2015年3月31日(火) 読売新聞 朝刊 静岡面
ウイスキー 安倍川の水で
静岡・遊休地に蒸留所 活性化へ地元歓迎
水質に恵まれた安倍川上流部の静岡市・玉川地区の遊休地(約2ヘクタール)から、国産ウイスキーの新銘柄を生み出す計画が30日、発表された。洋酒輸入業「ガイアフロー」(静岡市清水区、中村大航社長)傘下の会社が、製造施設を建てる。NHKの連続テレビ小説「マッサン」を機にウイスキー人気が高まっている中で、地元住民も「活性化につながる」と歓迎している。

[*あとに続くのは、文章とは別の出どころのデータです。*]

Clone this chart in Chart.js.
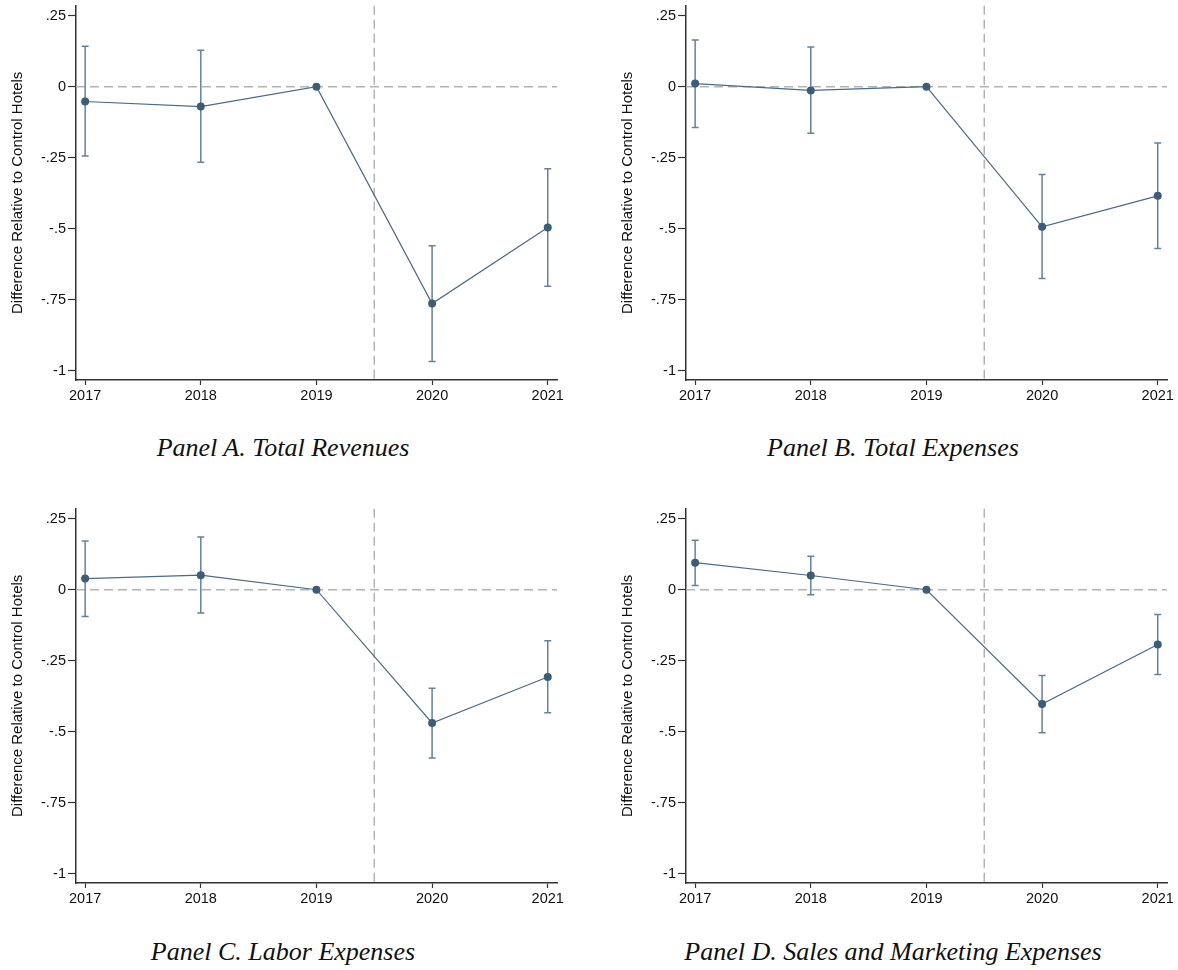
<!doctype html>
<html>
<head>
  <meta charset="utf-8">
  <title>Difference Relative to Control Hotels</title>
  <style>
    body { margin:0; background:#fff; width:1178px; height:970px; position:relative; overflow:hidden; }
    .panel { position:absolute; width:590px; height:415px; }
    .cap { position:absolute; width:566px; text-align:center; font: italic 26px 'Liberation Serif', serif; line-height:26px; color:#111; white-space:nowrap; }
  </style>
  <script src="https://cdn.jsdelivr.net/npm/chart.js"></script>
</head>
<body>
  <div class="panel" style="left:0;top:-5px"><canvas id="pA" width="590" height="415"></canvas></div>
  <div class="panel" style="left:610px;top:-5px"><canvas id="pB" width="590" height="415"></canvas></div>
  <div class="panel" style="left:0;top:498px"><canvas id="pC" width="590" height="415"></canvas></div>
  <div class="panel" style="left:610px;top:498px"><canvas id="pD" width="590" height="415"></canvas></div>

  <div class="cap" style="left:0;top:435px">Panel A. Total Revenues</div>
  <div class="cap" style="left:610px;top:435px">Panel B. Total Expenses</div>
  <div class="cap" style="left:0;top:939px">Panel C. Labor Expenses</div>
  <div class="cap" style="left:610px;top:939px">Panel D. Sales and Marketing Expenses</div>

  <script>
    const years = [2017, 2018, 2019, 2020, 2021];
    const yTicks = [0.25, 0, -0.25, -0.5, -0.75, -1];
    const yTickLabels = ['.25', '0', '-.25', '-.5', '-.75', '-1'];
    const eventYear = 2019.5;
    const yTitle = 'Difference Relative to Control Hotels';

    // Panel A - total revenues
    const revEst = [-0.052, -0.070, 0, -0.763, -0.495];
    const revLo  = [-0.244, -0.266, 0, -0.967, -0.702];
    const revHi  = [ 0.142,  0.128, 0, -0.560, -0.289];

    // Panel B - total expenses
    const expEst = [ 0.011, -0.013, 0, -0.493, -0.384];
    const expLo  = [-0.144, -0.164, 0, -0.675, -0.569];
    const expHi  = [ 0.164,  0.140, 0, -0.309, -0.198];

    // Panel C - labor expenses
    const labEst = [ 0.039,  0.051, 0, -0.469, -0.307];
    const labLo  = [-0.094, -0.082, 0, -0.592, -0.433];
    const labHi  = [ 0.171,  0.185, 0, -0.347, -0.180];

    // Panel D - sales and marketing
    const mktEst = [ 0.095,  0.050, 0, -0.402, -0.193];
    const mktLo  = [ 0.015, -0.018, 0, -0.503, -0.298];
    const mktHi  = [ 0.174,  0.118, 0, -0.302, -0.087];

    const tickFont = { family: "'Liberation Sans', Arial, sans-serif", size: 14.5 };

    function makePanel(id, est, lo, hi) {
      const refLines = {
        id: 'refLines',
        beforeDatasetsDraw(chart) {
          const { ctx, scales: { x, y }, chartArea: a } = chart;
          ctx.save();
          ctx.strokeStyle = '#b3b3b3';
          ctx.lineWidth = 1.5;
          ctx.setLineDash([9, 5]);
          ctx.beginPath();
          ctx.moveTo(a.left, y.getPixelForValue(0));
          ctx.lineTo(a.right, y.getPixelForValue(0));
          ctx.moveTo(x.getPixelForValue(eventYear), a.top);
          ctx.lineTo(x.getPixelForValue(eventYear), a.bottom);
          ctx.stroke();
          ctx.setLineDash([]);

          // confidence intervals
          ctx.strokeStyle = '#66829a';
          ctx.lineWidth = 1.5;
          years.forEach((yr, i) => {
            if (lo[i] === hi[i]) return;
            const px = x.getPixelForValue(yr);
            const y1 = y.getPixelForValue(lo[i]);
            const y2 = y.getPixelForValue(hi[i]);
            ctx.beginPath();
            ctx.moveTo(px, y1); ctx.lineTo(px, y2);
            ctx.moveTo(px - 3.5, y1); ctx.lineTo(px + 3.5, y1);
            ctx.moveTo(px - 3.5, y2); ctx.lineTo(px + 3.5, y2);
            ctx.stroke();
          });
          ctx.restore();
        }
      };

      new Chart(document.getElementById(id), {
        type: 'scatter',
        data: {
          datasets: [{
            data: years.map((yr, i) => ({ x: yr, y: est[i] })),
            showLine: true,
            borderColor: '#4a6a86',
            borderWidth: 1.2,
            pointRadius: 4,
            pointBorderWidth: 0,
            pointBackgroundColor: '#3b5d78',
            clip: false
          }]
        },
        options: {
          responsive: false,
          animation: false,
          events: [],
          layout: { padding: { left: 0, right: 33, top: 5, bottom: 0 } },
          plugins: { legend: { display: false }, tooltip: { enabled: false } },
          scales: {
            x: {
              type: 'linear', min: 2016.921, max: 2021.08,
              afterBuildTicks: s => { s.ticks = years.map(v => ({ value: v })); },
              afterFit: s => { s.height = 30; },
              ticks: { callback: v => String(v), color: '#111', font: tickFont, padding: 2, maxRotation: 0, autoSkip: false },
              grid: { drawOnChartArea: false, drawTicks: true, tickLength: 5, tickColor: '#333', tickWidth: 1.2 },
              border: { display: true, color: '#333', width: 1.5 }
            },
            y: {
              min: -1.032, max: 0.285,
              afterBuildTicks: s => { s.ticks = yTicks.map(v => ({ value: v })); },
              afterFit: s => { s.width = 76; },
              ticks: {
                callback: v => yTickLabels[yTicks.findIndex(t => Math.abs(t - v) < 1e-9)],
                color: '#111', font: tickFont, padding: 2, autoSkip: false
              },
              grid: { drawOnChartArea: false, drawTicks: true, tickLength: 8, tickColor: '#333', tickWidth: 1.2 },
              border: { display: true, color: '#333', width: 1.5 },
              title: {
                display: true, text: yTitle, color: '#111',
                font: { family: "'Liberation Sans', Arial, sans-serif", size: 15 },
                padding: { top: 9, bottom: 0 }
              }
            }
          }
        },
        plugins: [refLines]
      });
    }

    makePanel('pA', revEst, revLo, revHi);
    makePanel('pB', expEst, expLo, expHi);
    makePanel('pC', labEst, labLo, labHi);
    makePanel('pD', mktEst, mktLo, mktHi);
  </script>
</body>
</html>
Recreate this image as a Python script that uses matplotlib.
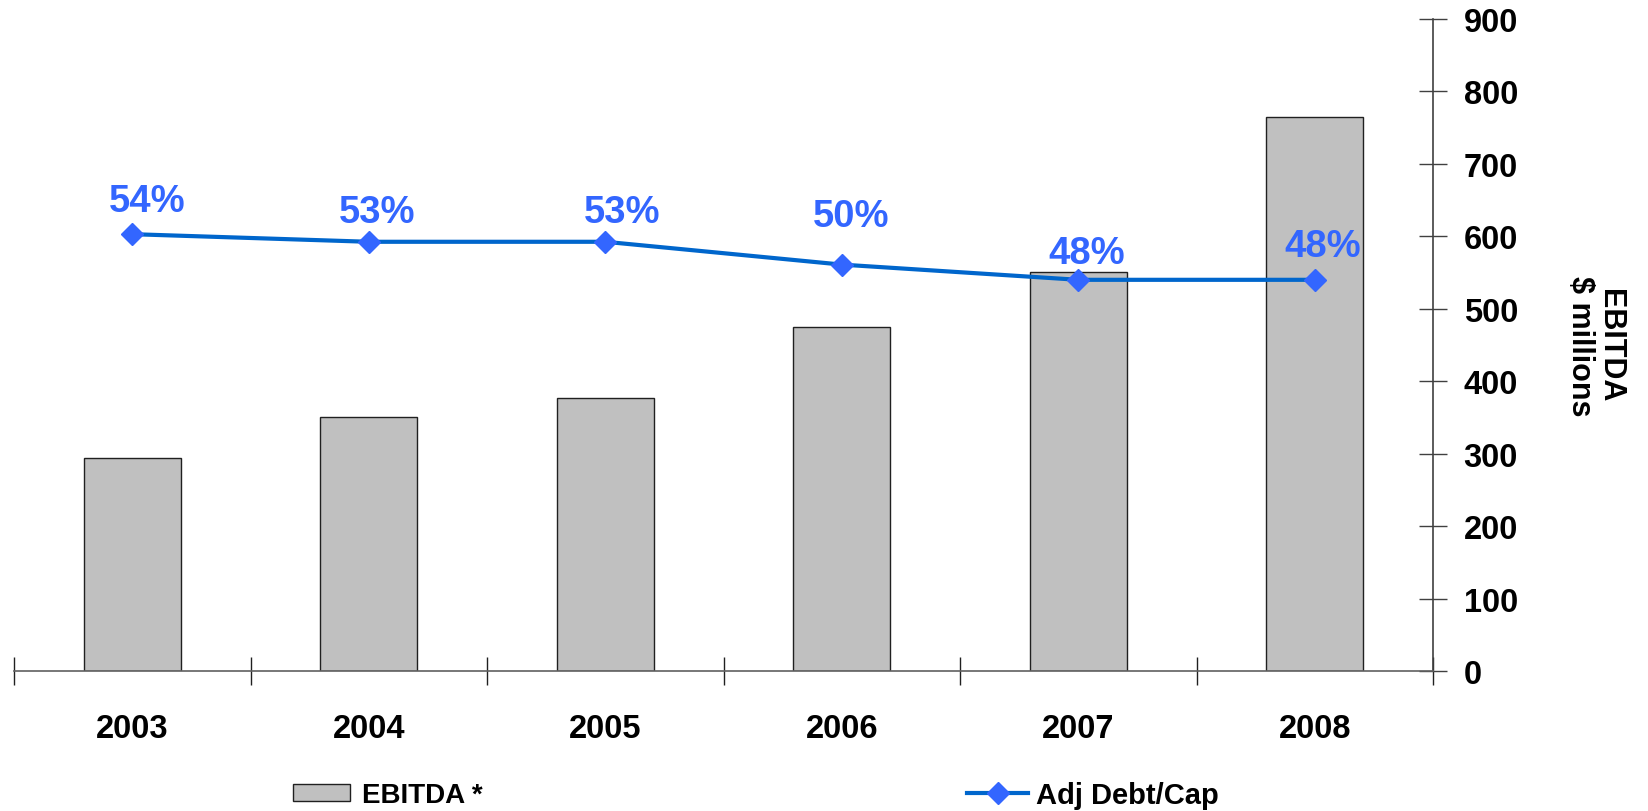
import matplotlib
matplotlib.use('Agg')
import matplotlib.pyplot as plt
from matplotlib.lines import Line2D
from matplotlib.patches import Patch
import numpy as np

plt.rcParams['font.family'] = ['Liberation Sans', 'DejaVu Sans']
plt.rcParams['font.weight'] = 'bold'

# EBITDA ($ millions) and adjusted debt-to-capital ratio (%)
years = ['2003', '2004', '2005', '2006', '2007', '2008']
ebitda = [294, 350, 377, 475, 551, 765]
debt_cap = [54, 53, 53, 50, 48, 48]
debt_labels = ['54%', '53%', '53%', '50%', '48%', '48%']

bar_col = '#C0C0C0'
line_col = '#0066CC'
mark_col = '#3366FF'

fig = plt.figure(figsize=(16.48, 8.12), dpi=100)
ax = fig.add_axes([14/1648, 1-672/812, (1433-14)/1648, (672-20)/812])
x = np.arange(len(years))

ax.bar(x, ebitda, width=0.41, color=bar_col, edgecolor='#202020', linewidth=1.0, zorder=2)
ax.set_xlim(-0.5, 5.5)
ax.set_ylim(0, 900)

# debt/cap on a hidden second scale
ax2 = ax.twinx()
ax2.set_ylim(-3.43, 82.29)
ax2.axis('off')
ax2.plot(x, debt_cap, color=line_col, lw=3, marker='D', markersize=11,
         markerfacecolor=mark_col, markeredgecolor=mark_col, zorder=3)
dx = [11, 6, 12, 7, 6, 6]
dy = [17, 14, 14, 28, 12, 17]
for xi, v, lab, ox, oy in zip(x, debt_cap, debt_labels, dx, dy):
    ax2.annotate(lab, (xi, v), xytext=(ox, oy), textcoords='offset points',
                 ha='center', va='baseline', color=mark_col, fontsize=27.5, fontweight='bold')

ax.set_yticks(range(0, 901, 100))
ax.yaxis.tick_right()
ax.yaxis.set_label_position('right')
ax.set_xticks(np.arange(-0.5, 6, 1))
ax.set_xticklabels([])
ax.set_xticks(x, minor=True)
ax.set_xticklabels(years, minor=True)
ax.tick_params(axis='x', which='major', direction='inout', length=20, width=1, color='#202020')
ax.tick_params(axis='x', which='minor', length=0, pad=30, labelsize=23.5)
ax.tick_params(axis='y', which='both', left=False, labelleft=False, right=True, labelright=True,
               direction='inout', length=20, width=1, color='#404040', pad=12, labelsize=23.5)
for s in ['left', 'top']:
    ax.spines[s].set_visible(False)
ax.spines['bottom'].set_color('#606060')
ax.spines['right'].set_color('#404040')
ax.spines['bottom'].set_linewidth(1.2)
ax.spines['right'].set_linewidth(1.2)

ax.set_ylabel('EBITDA\n$ millions', rotation=270, fontsize=22, fontweight='bold',
              labelpad=34, linespacing=1.0, va='bottom')

h1 = Patch(facecolor=bar_col, edgecolor='#202020', linewidth=1.0)
h2 = Line2D([], [], color=line_col, lw=3, marker='D', markersize=11,
            markerfacecolor=mark_col, markeredgecolor=mark_col)
fig.legend([h1], ['EBITDA *'], loc='center left', bbox_to_anchor=(293/1648, 1-796/812),
           frameon=False, fontsize=20, handlelength=2.05, handleheight=0.58,
           borderpad=0, borderaxespad=0, handletextpad=0.43)
fig.legend([h2], ['Adj Debt/Cap'], loc='center left', bbox_to_anchor=(967/1648, 1-796/812),
           frameon=False, fontsize=21, handlelength=2.1,
           borderpad=0, borderaxespad=0, handletextpad=0.28)

fig.savefig('out.png', dpi=100)
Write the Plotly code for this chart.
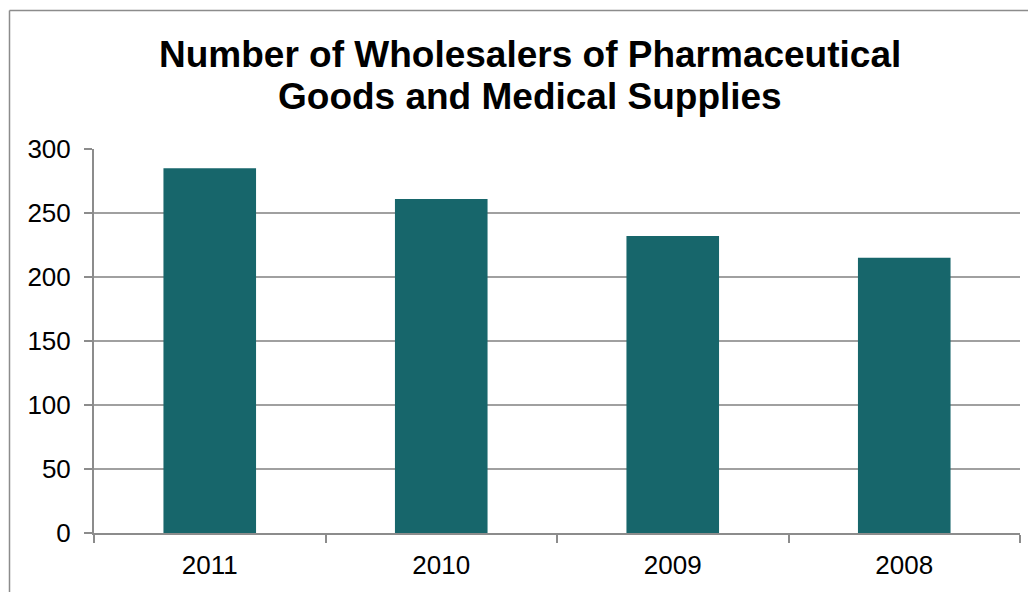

発表などによると、同社は9月から年明けにかけ、蒸留所と貯蔵庫を1棟ずつ建設する。来春には原酒を仕込み始め、2019年頃に商品を売り出す計画だ。施設は徐々に増築し、20年後の完成を見込む。将来は地場産品の販売を行う売店も設け、緑豊かな敷地内には遊歩道を巡らせる。
中村社長は12年に英スコットランドの蒸留所を見学し、地元でのウイスキー作りを志した。「安倍川の水質が良く、気温は発酵や熟成に最適。新東名高速道路の出入り口に近く流通にも便利」との理由で、玉川地区を見いだした。「安倍川の水のように澄んだ味の酒」を目指している。
サントリーなど大手酒造メーカーを除く地方のウイスキー生産者が。日本にはまだ秩父蒸留所(埼玉県)など数えるほどしかいない状況にも、中村社長は「可能性を感じた」という。
蒸留所の予定地では、玉川地区自治会連合会長の狩野宏さんによると「過去15年ほど、ミニサーキット場、茶園、宅地開発などの活用計画が、住民の反対や資金難で浮かんでは消えてきた」。だが、今回の蒸留所計画には、地元住民も「マッサンで話題になった北海道余市町も観光客でにぎわっていると聞く」と期待を膨らませているという。